What started as an emergency measure looks like it has become a permanent state of affairs. Way back in 2008 the authorities started pumping huge amounts of liquidity into the markets in a desperate attempt to stave off global economic collapse. Eight years on, with the world economy apparently stable, central banks seem to be injecting ever more liquidity into the system.

Looked at from a longer-term perspective, such extraordinary monetary measures are simply the extension of a trend that goes back even further. The global real interest rate has fallen since the 1980s. Not only are rates in many countries and asset classes negative in nominal terms but they are also approaching zero in real terms.

This survey examines the roots of the predicament facing bond markets and considers the consequences for investors.

It starts with a question insufficiently examined by most fixed income investors.
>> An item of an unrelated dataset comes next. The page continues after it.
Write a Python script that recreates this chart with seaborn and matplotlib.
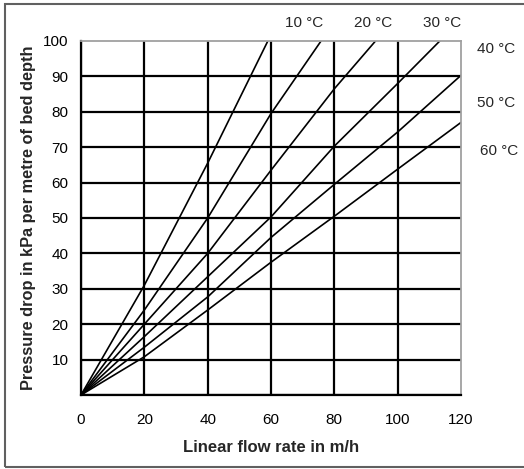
import numpy as np
import pandas as pd
import matplotlib
matplotlib.use("Agg")
import matplotlib.pyplot as plt
from matplotlib.patches import Rectangle
import seaborn as sns

# pressure drop curves, one per temperature
temps = ["10 °C", "20 °C", "30 °C", "40 °C", "50 °C", "60 °C"]
flow_10 = [0, 20, 40, 59]
drop_10 = [0, 31, 65.5, 100]
flow_20 = [0, 20, 40, 60, 75.8]
drop_20 = [0, 24, 50, 79.5, 100]
flow_30 = [0, 20, 40, 60, 80, 93]
drop_30 = [0, 20, 40, 63.5, 86.5, 100]
flow_40 = [0, 20, 40, 60, 80, 100, 113.3]
drop_40 = [0, 16.5, 33.4, 50.3, 70.3, 88, 100]
flow_50 = [0, 20, 40, 60, 80, 100, 120]
drop_50 = [0, 13.5, 27.7, 44.5, 59.5, 74.3, 90.3]
flow_60 = [0, 20, 40, 60, 80, 100, 120]
drop_60 = [0, 10.8, 24, 37.5, 50.5, 63.8, 77]

# label positions (data coords)
label_x = [70.5, 92.3, 114, 131, 131, 132]
label_y = [105, 105, 105, 97.6, 82.5, 69]

x_ticks = [0, 20, 40, 60, 80, 100, 120]
y_ticks = [0, 10, 20, 30, 40, 50, 60, 70, 80, 90, 100]


def main():
    flows = [flow_10, flow_20, flow_30, flow_40, flow_50, flow_60]
    drops = [drop_10, drop_20, drop_30, drop_40, drop_50, drop_60]
    frames = []
    for t, fx, dy in zip(temps, flows, drops):
        frames.append(pd.DataFrame({"flow": fx, "drop": dy, "temp": t}))
    df = pd.concat(frames, ignore_index=True)

    sns.set_style("white")
    plt.rcParams["font.family"] = ["Liberation Sans", "DejaVu Sans"]

    fig = plt.figure(figsize=(5.24, 4.69), dpi=100)
    ax = fig.add_axes([0.1546, 0.1578, 0.7252, 0.7548])

    sns.lineplot(data=df, x="flow", y="drop", hue="temp", palette=["black"] * 6,
                 legend=False, lw=1.2, sort=False, estimator=None, ax=ax)

    ax.set_xlim(0, 120)
    ax.set_ylim(0, 100)
    ax.set_xticks(x_ticks)
    ax.set_yticks(y_ticks)
    ax.set_yticklabels([""] + [str(v) for v in y_ticks[1:]])
    ax.tick_params(direction="out", length=5, width=1.5, labelsize=11, pad=4,
                   color="black", labelcolor="black")
    ax.tick_params(axis="x", pad=8)

    ax.grid(True, color="black", lw=1.6)
    ax.xaxis.get_gridlines()[-1].set_visible(False)
    ax.yaxis.get_gridlines()[-1].set_visible(False)

    for side in ["left", "bottom"]:
        ax.spines[side].set_color("black")
        ax.spines[side].set_linewidth(1.6)
    for side in ["top", "right"]:
        ax.spines[side].set_color("#a0a0a0")
        ax.spines[side].set_linewidth(1.3)

    ax.set_xlabel("Linear flow rate in m/h", fontsize=12, fontweight="bold", labelpad=9)
    ax.set_ylabel("Pressure drop in kPa per metre of bed depth", fontsize=11.8,
                  fontweight="bold", labelpad=5)

    for t, lx, ly in zip(temps, label_x, label_y):
        ax.text(lx, ly, t, fontsize=11, ha="center", va="center", clip_on=False)

    fig.patches.append(Rectangle((0.009, 0.004), 1.1, 0.988, transform=fig.transFigure,
                                 fill=False, edgecolor="#606060", lw=1.5))

    fig.savefig("out.png", dpi=100)


if __name__ == "__main__":
    main()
Why have rates trended downwards for so long?

This topic is the subject of fierce debate within economic circles but, despite its far-reaching practical consequences, relatively little open discussion among investment professionals. Of course it may be a subject that is being discussed in private but given its fundamental character it could do with a more public airing.

Although there are several different explanations, each with several variants, in broad terms there are two that are particularly influential. A broadly Keynesian approach contends that the developed world is caught in “secular stagnation”. According to this, a combination of several factors – an ageing population, widening inequality and slow technological innovation – means the world is suffering from a lack of demand. For that reason, the developed economies are stuck in a rut.

The most influential alternative is sometimes referred to as an ‘Austrian’ approach. It puts most of the blame for the long-term downward trend in interest rates on central banks. They have been quick to reduce rates in crises but relatively slow to raise them during booms. As a result, there has been a consistent downward bias in the trajectory of interest rates.

I outline the main elements of this debate in the first article in this supplement. However, there is a long way to go before it is resolved.

In any case, the ultra-low levels of interest rates provide the backdrop to the more everyday questions of fixed income strategy that make up the rest of the report. How can fund managers make the best of a market environment that looks far harder than that of the past 30 years or so?

Caroline Hay looks at the euro-zone, where asset managers generally see the European Central Bank programme as necessary but involving uncertain outcomes. Despite the difficult environment, many managers are still hopeful that, with a little ingenuity, they can find ways to generate returns.

Investors in US fixed income are in a different position as interest rates are still positive; indeed, the US market is benefiting as investors flee negative rates in Europe and Japan, as Chris O’Dea explores.

Joseph Mariathasan examines the prospects for emerging market corporate debt, and Charlotte Moore looks at multi-asset fixed income investment. Finally, Gail Moss considers how two pension funds are tackling fixed income investment in this difficult environment: Ircantec and the Church of England Pensions Board.

Watching how the markets evolve over the next few years will be a fascinating intellectual exercise. More importantly, it will have profound consequences for the fixed income markets and beyond.